Design and construction
Built to last: exceptional engineering, extraordinary standards.
Line 5 was built to last. In 1953, Enbridge's Line 5 Straits of Mackinac crossing was built to extraordinary standards, using the finest engineering expertise from across the United States. The twin pipelines under the Straits have not experienced any leaks in six decades of operation – a testament to their design, construction, and maintenance regimen. Line 5 was built for an underwater environment, and still exceeds today's standards for pipeline safety.
Bechtel Corporation – one of the most respected firms in the world, with the Hoover Dam among its achievements – managed the engineering, procurement, and construction of the pipeline. The underwater contractor for the Line 5 Straits crossing was Merritt-Chapman & Scott, the same company that built the iconic suspension bridge over the Straits of Mackinac, and the Line 5 crossing uses the same steel as the bridge.
The design of the Line 5 Straits crossing was coordinated, and underwent peer review, by engineering specialists from Bechtel, the University of Michigan's Department of Naval Architecture and Marine Studies, and Columbia University's Civil Engineering Department.

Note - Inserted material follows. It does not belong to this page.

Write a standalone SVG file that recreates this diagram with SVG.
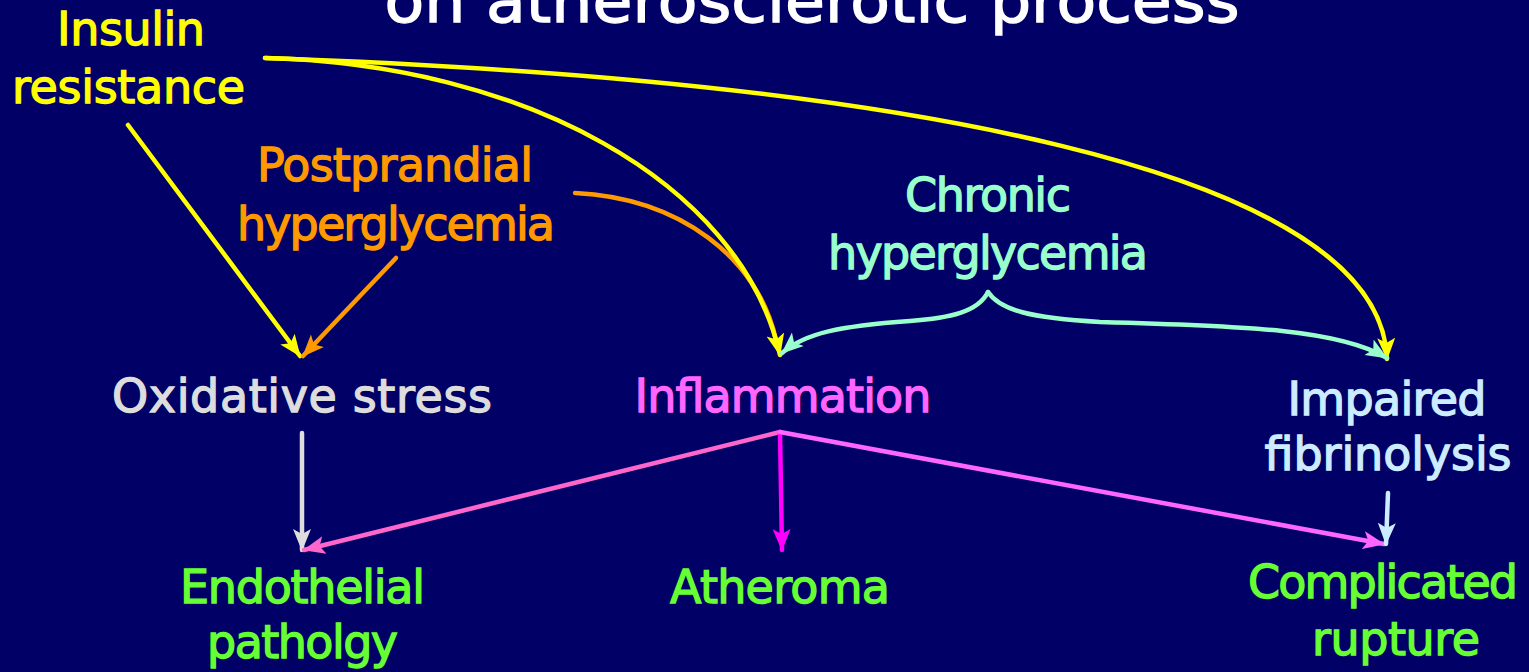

Key safety features in the design of the twin pipelines included:
- Specially manufactured steel, formed from a molten “billet” to produce seamless piping;
- Heavier-walled pipe. At a minimum of 0.812 inches, the Line 5 Straits crossing is the thickest-walled pipe in our entire North America-wide network, and is much thicker than required by the line’s operation or today’s regulatory requirements;
- An external coating of fiber-reinforced enamel, recognized as one of the most robust pipeline protection materials.
Before it began operation, Line 5 underwent extensive pressure testing with water (hydrostatic testing) multiple times, at more than twice the maximum operating pressure (MOP) of the line and up to four times the typical normal operating pressure of the pipes.
The twin lines also enter the Straits at a depth of 40 to 50 feet, protecting Line 5 from incidents involving anchors or moving ice packs, and were laid in a dredged ditch to a depth of at least 65 feet.